No Brasil, o Regimento da Relação, de 1609, exigia que os desembargadores não usassem trajes de cor e andassem vestidos com as ópas (espécie de capa preta, sem mangas) no tribunal e na cidade (Memória da Justiça Brasileira, TJBA, 1993, p. 250). Atualmente, a toga é utilizada pelos juízes nos tribunais, sendo que os agentes do Ministério Público e os advogados usam becas. Na primeira instância, o uso é raro, ainda que obrigatório para os juízes federais (Lei 5.010/66, art. 31).
Como transpor a tradição de séculos para a rotina forense atual? Como portar-se diante de uma população totalmente diferente da existente algumas décadas atrás? Como deve conduzir-se o juiz-administrador em um mundo em que o traje informal (bermuda, chinelos, camiseta regata, etc.) tornou-se comum e aceito nos bancos, nas repartições públicas e no comércio? Qual o ponto limite de um traje? Admitida a camiseta regata, alguém irá depois sem camisa? Da bermuda se passará ao calção? Do calção à sunga? Como manter o respeito em uma época de quebra da hierarquia, decadência nos costumes e do empobrecimento de grandes massas nas periferias das cidades, sem condições de ter vestimenta formal?
É óbvio que não há uma resposta certa. E óbvio também que não é recomendável uma regulamentação nacional. Em um país continental como o nosso, costumes são diferentes. Bermuda e chinelo podem significar desdém pela Justiça em uma capital e o traje normal em uma ilha litorânea. Uma camiseta colorida pode ser aceita em um jovem artesão que comparece na Justiça do Trabalho, mas constituir um acinte se usada por um alto executivo em uma vara de crimes contra a ordem econômica da Justiça Federal. O paletó pode ser rotina na fria São Joaquim (SC), mas totalmente inadequado no clima quente de uma comarca do interior do Piauí.

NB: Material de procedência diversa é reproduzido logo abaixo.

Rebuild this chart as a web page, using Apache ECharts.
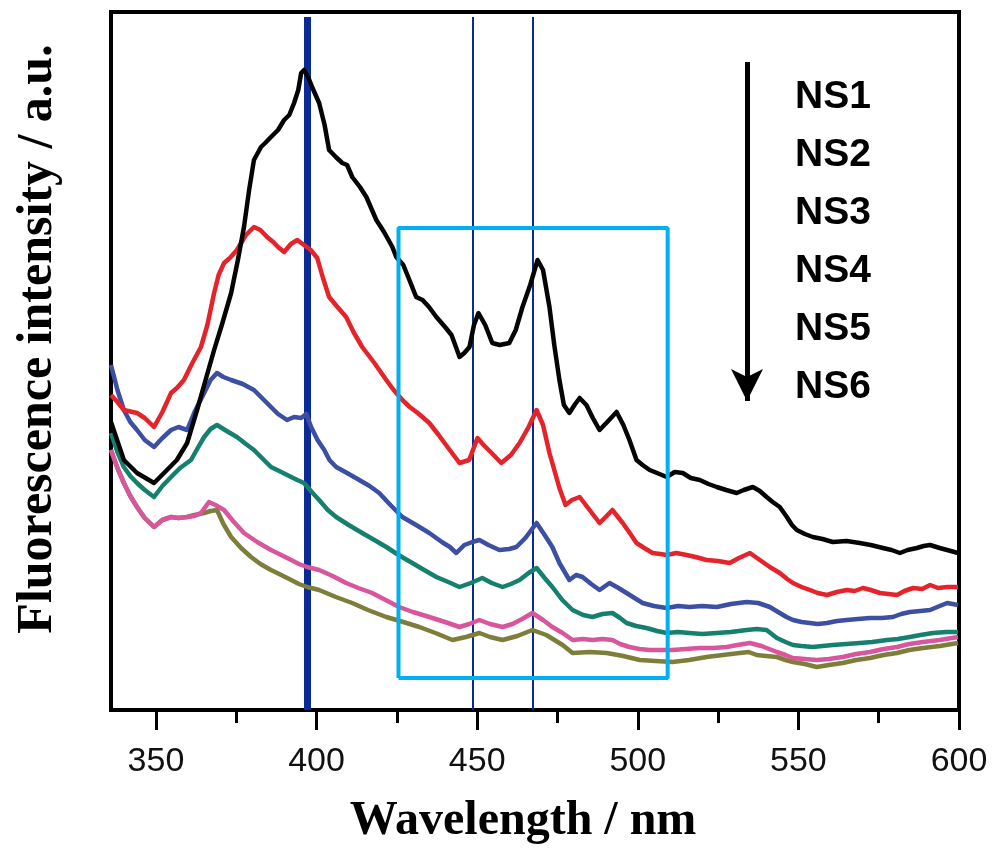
<!DOCTYPE html>
<html>
<head>
<meta charset="utf-8">
<script src="https://cdn.jsdelivr.net/npm/echarts@6/dist/echarts.min.js"></script>
<style>html,body{margin:0;padding:0;background:#fff}#c{width:996px;height:858px}</style>
</head>
<body>
<div id="c"></div>
<script>
// ---- data (wavelength nm, intensity a.u.) ----
const seriesNames = ['NS1','NS2','NS3','NS4','NS5','NS6'];
const ns1 = [[336,288],[340,250],[344.1,237],[349.4,227],[352.5,237],[356.5,250],[359.7,267],[362.8,300],[365,325],[368.1,360],[370.5,385],[373.4,417],[375.5,450],[377.4,483],[379,520],[380.5,550],[382.7,563],[384,567],[385.8,573],[388,580],[389.9,590],[391.5,595],[393,607],[394.3,620],[395.2,637],[396.1,640],[397.5,632],[398.6,623],[400.8,607],[402.5,585],[403.9,560],[406,553],[408,547],[409.5,545],[411.1,533],[413.5,523],[415.5,513],[418.6,490],[421,478],[423.6,463],[424.8,453],[427,445],[428.9,430],[431,413],[433,410],[435,403],[437.3,393],[440,383],[442,375],[443.5,362],[444.5,353],[446,357],[447.6,363],[449,385],[450.4,397],[452.5,385],[454.7,367],[457,365],[460,367],[462,380],[464.1,403],[466.5,425],[468.8,450],[470.5,440],[472.5,403],[474,365],[475.6,330],[477,305],[478.7,297],[480.3,305],[481.9,312],[484,305],[486,292],[488.1,280],[490.5,288],[493.4,298],[495.5,285],[497.4,270],[499.6,250],[501.5,245],[503.7,240],[506,237],[509,233],[511.5,238],[514,237],[516.5,232],[519.3,230],[522,226],[524.6,223],[527.5,220],[530.8,217],[533,220],[535.8,223],[538,219],[540.1,213],[542,208],[544.2,203],[546.4,193],[548,185],[549.5,180],[552,176],[554.5,173],[557.5,171],[560.7,168],[565,169],[569.1,167],[572.5,165],[576.3,162],[579,160],[581.6,157],[584,160],[586.9,162],[589,164],[591,165],[594,162],[596.3,160],[599.7,157]];
const ns2 = [[336,315],[338,308],[340,300],[344.1,297],[346.5,292],[349.4,283],[352,298],[354.7,317],[356.5,322],[358.7,330],[361,345],[364,363],[366,385],[368.1,417],[369.5,435],[371.2,447],[373,452],[375.2,460],[378,475],[380.5,483],[382.5,480],[384.6,473],[386.5,468],[388,463],[389.9,458],[392,466],[394,470],[396.1,465],[398.2,460],[400.2,452],[402,432],[403.9,413],[406.5,403],[409.2,393],[411.5,378],[414.2,363],[418,347],[421.7,330],[424,320],[426.7,310],[429,303],[431.5,297],[435.1,287],[438,275],[441,262],[444.5,247],[447.5,250],[450.1,272],[452,265],[454.5,257],[457.5,247],[460.5,255],[463.2,267],[466,283],[468.5,300],[470.5,285],[472.5,257],[475.6,222],[477.5,205],[479.5,210],[481.9,213],[485,200],[488.1,187],[490,193],[492.1,200],[495.3,187],[497.5,177],[499.6,167],[502,162],[504.6,157],[507,156],[509,155],[512,157],[515.2,155],[518,153],[521.4,150],[525,149],[528.6,147],[531.5,152],[534.9,157],[538,150],[541.1,143],[544.2,137],[546.5,131],[548.3,127],[551,123],[553.6,120],[556,117],[558.9,115],[562,118],[565.1,120],[567.5,119],[570.1,122],[572.5,120],[575.4,117],[578,116],[580.7,115],[583,119],[585.7,122],[588.5,121],[591,125],[593.5,122],[596.3,123],[599.7,123]];
const ns3 = [[336,345],[338,320],[340,300],[342,288],[344.1,280],[346.5,270],[349.4,263],[352,272],[354.7,280],[357,283],[359.7,280],[362,298],[365,317],[367,330],[369,337],[371,333],[373.4,330],[377,326],[380.5,320],[383,312],[385.8,303],[388,296],[390.8,290],[393,293],[395.2,292],[396.8,296],[398.3,283],[400.3,270],[402.4,260],[404,250],[406.1,243],[409.5,237],[413.3,230],[416.5,224],[419.5,217],[423,205],[426.7,193],[431,185],[435.1,177],[439,168],[441.5,163],[443.5,157],[446,165],[448.5,168],[450.7,170],[453.5,165],[456.9,160],[460,161],[462.2,163],[465,172],[468.5,187],[471,175],[473.4,163],[475.6,147],[478.7,130],[480.8,135],[482.8,133],[485.5,126],[488.1,120],[491.2,127],[494,122],[496.5,117],[499,112],[501.5,107],[505,104],[509,102],[512.5,104],[516.1,103],[520,104],[524.6,103],[529,106],[533.9,108],[537.5,107],[541.1,103],[544.2,97],[546.3,93],[548.3,90],[551,88],[553.6,87],[556,86],[558.9,87],[562,89],[565.1,90],[568.5,91],[572.3,92],[576,92],[579.4,93],[582,96],[584.7,98],[588,99],[591,100],[594,104],[596.3,107],[599.7,105]];
const ns4 = [[336,277],[338,258],[340,243],[342,234],[344.1,227],[346.5,220],[349.4,213],[352,224],[354.7,233],[357.5,242],[360.9,250],[363,262],[365,273],[367,281],[369,285],[372,279],[375.2,273],[378,266],[380.5,260],[383,252],[385.8,243],[389,238],[392.1,233],[394,230],[396.1,227],[398.5,218],[400.8,210],[403.5,200],[406.1,193],[410,185],[414.2,177],[418,170],[421.7,163],[425.5,155],[429.8,147],[433.5,140],[437.3,133],[441,128],[444.5,123],[448,127],[451.6,132],[454.5,127],[457.9,123],[460.5,126],[463.2,130],[466,137],[468.5,142],[471,132],[473.4,123],[476.5,110],[479.7,100],[483,95],[485.9,93],[489,96],[492.1,97],[494.5,92],[496.5,87],[499.5,84],[502.7,82],[506,79],[509,77],[512.5,78],[516.1,77],[520,76],[524.6,77],[529,78],[533.9,80],[537,81],[540.1,80],[543.3,72],[546,68],[548.3,65],[551,64],[554.5,63],[557.5,64],[560.7,65],[565,66],[569.1,67],[573,68],[577.6,70],[581,71],[584.7,73],[588,75],[591.9,77],[596,78],[599.7,78]];
const ns5 = [[336,260],[338,242],[340,227],[342,214],[344.1,203],[346.5,192],[349.4,183],[352,190],[354.7,193],[357,192],[359.7,193],[362,194],[364,197],[366.5,208],[368.5,205],[371.2,200],[374,189],[377.4,177],[381.5,168],[385.8,160],[389,155],[392.1,150],[394.5,146],[397.1,143],[400.8,140],[405,134],[409.2,127],[413,122],[417.3,117],[421.5,110],[425.7,103],[430,98],[435.1,93],[440,88],[444.5,83],[447.5,86],[450.7,90],[454,86],[457.9,83],[461,86],[464,91],[467.2,97],[470.5,90],[473.4,83],[476.6,77],[479.7,70],[483,71],[485.9,70],[489,71],[492.1,70],[494.5,66],[497.4,63],[500.5,61],[503.7,60],[507,60],[510.8,60],[515,61],[519.3,62],[523.5,62],[527.7,63],[531,65],[534.9,67],[538.5,64],[543.3,58],[546,55],[548.3,52],[552,51],[555.7,50],[559.5,51],[563.8,53],[568,56],[572.3,58],[576.5,61],[580.7,63],[584.5,66],[588.8,68],[594,70],[599.7,73]];
const ns6 = [[336,260],[338,242],[340,227],[342,214],[344.1,203],[346.5,192],[349.4,183],[352,190],[354.7,193],[357,192],[359.7,193],[362,195],[365,197],[367,199],[369,200],[371,186],[373.4,173],[376.5,162],[379.6,153],[382.5,146],[385.8,140],[389,135],[392.1,130],[394.5,126],[397.1,123],[400.8,120],[406,113],[411.1,107],[416,100],[421.7,93],[427,88],[432,83],[437,77],[442.3,70],[446.5,73],[450.7,77],[454,73],[457.9,70],[462.5,74],[467.2,80],[471.5,75],[476.6,65],[479.7,57],[485,58],[490.3,57],[495.5,54],[500.6,50],[505.5,49],[510.8,48],[516,50],[521.4,53],[526.5,55],[531.7,57],[534.5,58],[537,55],[540,54],[543.3,53],[546,50],[548.3,48],[552,46],[555.7,43],[559.5,45],[563.8,47],[568,50],[572.3,52],[576.5,55],[580.7,57],[584.5,60],[588.8,62],[594,64],[599.7,67]];
const seriesColors = ['#050505','#e4232b','#3c4fa2','#16806f','#d8569c','#7e7e3b'];
const xTickValues = [350, 400, 450, 500, 550, 600];
const xMinorTickValues = [375, 425, 475, 525, 575];
const xRange = [336, 600];
const yRange = [0, 698];
// annotations
const thickLineX = 397.2;
const thinLinesX = [448.5, 467.2];
const markerLineY = [0, 693];
const boxX = [425.5, 509.3];
const boxY = [32, 482];
const arrowX = 534;
const arrowY = [648, 309];

const allSeries = [ns1, ns2, ns3, ns4, ns5, ns6];
const chart = echarts.init(document.getElementById('c'), null, {renderer: 'canvas'});

const curveSeries = allSeries.map((d, i) => ({
  name: seriesNames[i],
  type: 'line',
  data: d,
  showSymbol: false,
  symbol: 'none',
  smooth: false,
  z: 10 - i,
  lineStyle: {color: seriesColors[i], width: 4.5, join: 'round'},
  itemStyle: {color: seriesColors[i]},
  animation: false
})).reverse();

const boxData = [[boxX[0], boxY[0]], [boxX[0], boxY[1]], [boxX[1], boxY[1]], [boxX[1], boxY[0]], [boxX[0], boxY[0]]];

const option = {
  animation: false,
  backgroundColor: '#fff',
  grid: {left: 111, right: 37, top: 12, bottom: 148, show: true, borderColor: '#000', borderWidth: 4, backgroundColor: 'transparent'},
  legend: {
    data: seriesNames,
    orient: 'vertical',
    left: 790, top: 77,
    padding: 0,
    itemGap: 18,
    itemWidth: 0, itemHeight: 0,
    icon: 'rect',
    selectedMode: false,
    textStyle: {color: '#000', fontSize: 39, fontWeight: 'bold', fontFamily: '"Liberation Sans", Arial, sans-serif', lineHeight: 40}
  },
  xAxis: [{
    type: 'value', min: xRange[0], max: xRange[1],
    name: 'Wavelength / nm', nameLocation: 'middle', nameGap: 88,
    nameTextStyle: {fontFamily: '"Liberation Serif", "Times New Roman", serif', fontWeight: 'bold', fontSize: 48, color: '#000', padding: [0, 24, 0, 0]},
    axisLine: {show: true, onZero: false, lineStyle: {color: '#000', width: 4}},
    axisTick: {show: true, inside: false, length: 20, customValues: xTickValues, lineStyle: {color: '#000', width: 3}},
    axisLabel: {show: true, customValues: xTickValues, margin: 35, color: '#111', fontSize: 34, fontFamily: '"Liberation Sans", Arial, sans-serif'},
    splitLine: {show: false}
  }, {
    type: 'value', min: xRange[0], max: xRange[1], position: 'bottom',
    axisLine: {show: false, onZero: false},
    axisTick: {show: true, inside: false, length: 13, customValues: xMinorTickValues, lineStyle: {color: '#000', width: 3}},
    axisLabel: {show: false},
    splitLine: {show: false}
  }],
  yAxis: {
    type: 'value', min: yRange[0], max: yRange[1],
    name: 'Fluorescence intensity / a.u.', nameLocation: 'middle', nameGap: 48,
    nameTextStyle: {fontFamily: '"Liberation Serif", "Times New Roman", serif', fontWeight: 'bold', fontSize: 50, color: '#000', padding: [0, 0, 0, 44]},
    axisLine: {show: true, lineStyle: {color: '#000', width: 4}},
    axisTick: {show: false}, axisLabel: {show: false}, splitLine: {show: false}
  },
  series: curveSeries.concat([
    {
      name: 'box', type: 'line', data: boxData, showSymbol: false, symbol: 'none', z: 20,
      lineStyle: {color: '#00b0f0', width: 4}, silent: true
    },
    {
      name: 'markers', type: 'line', data: [], z: 21, silent: true,
      markLine: {
        silent: true, symbol: ['none', 'none'], label: {show: false}, animation: false,
        data: [
          [{coord: [thickLineX, markerLineY[0]], lineStyle: {color: '#0a2b96', width: 7, type: 'solid'}}, {coord: [thickLineX, markerLineY[1]]}],
          [{coord: [thinLinesX[0], markerLineY[0]], lineStyle: {color: '#0a2b96', width: 2, type: 'solid'}}, {coord: [thinLinesX[0], markerLineY[1]]}],
          [{coord: [thinLinesX[1], markerLineY[0]], lineStyle: {color: '#0a2b96', width: 2, type: 'solid'}}, {coord: [thinLinesX[1], markerLineY[1]]}]
        ]
      }
    },
    {
      name: 'arrow', type: 'line', data: [], z: 22, silent: true,
      markLine: {
        silent: true, symbol: ['none', 'arrow'], symbolSize: [24, 32], label: {show: false}, animation: false,
        data: [[{coord: [arrowX, arrowY[0]], lineStyle: {color: '#000', width: 5, type: 'solid'}}, {coord: [arrowX, arrowY[1]]}]]
      }
    }
  ])
};
chart.setOption(option);
</script>
</body>
</html>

O que se está a dizer é que, ao analisar o uso de trajes na Justiça, estamos diante de uma situação complexa em um mundo que se transforma velozmente. O caminho certo é adaptar-se aos novos tempos, mas passo a passo, com moderação. Esta adaptação passa, até, por um fator antes inimaginável: o aquecimento global. Com efeito, a elevação da temperatura resultará no uso de vestes menores e menos formais. No Japão, as empresas dispensaram os seus altos executivos do terno e gravata, como forma de reduzir os gastos com aparelhos de ar condicionado.

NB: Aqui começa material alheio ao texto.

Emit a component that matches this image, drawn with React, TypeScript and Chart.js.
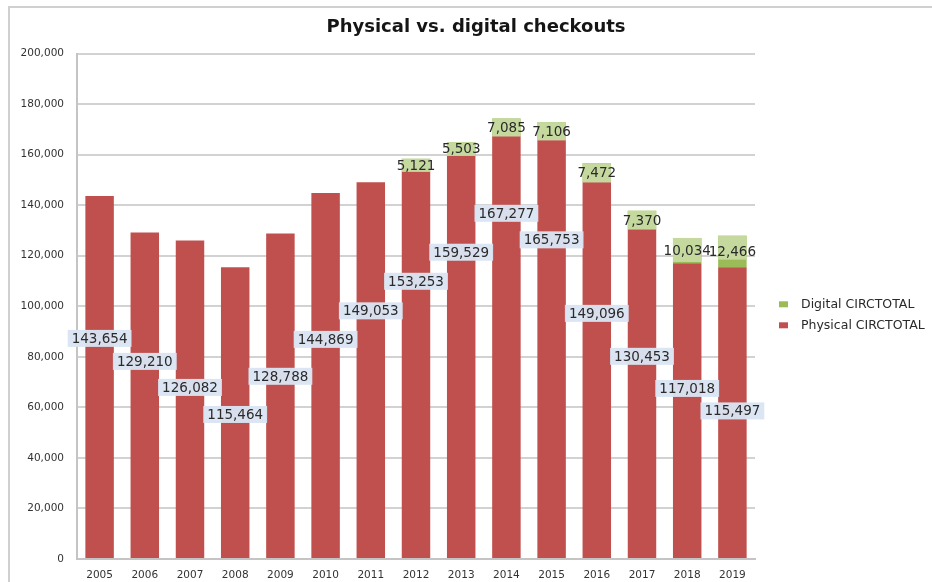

Em meio a esta babel de argumentos, opiniões conflitantes, casos peculiares, posicionamentos ideológicos e outros tantos fatores, somente de uma coisa se pode ter certeza: o sensato é deixar que nos tribunais e nas comarcas os que administram a Justiça fixem as regras, escritas ou não (o costume também é fonte do Direito), atentos à realidade local. E os excessos, quando surgirem, que sejam discutidos na instância administrativa ou judicial competente e corrigidos, quando necessário.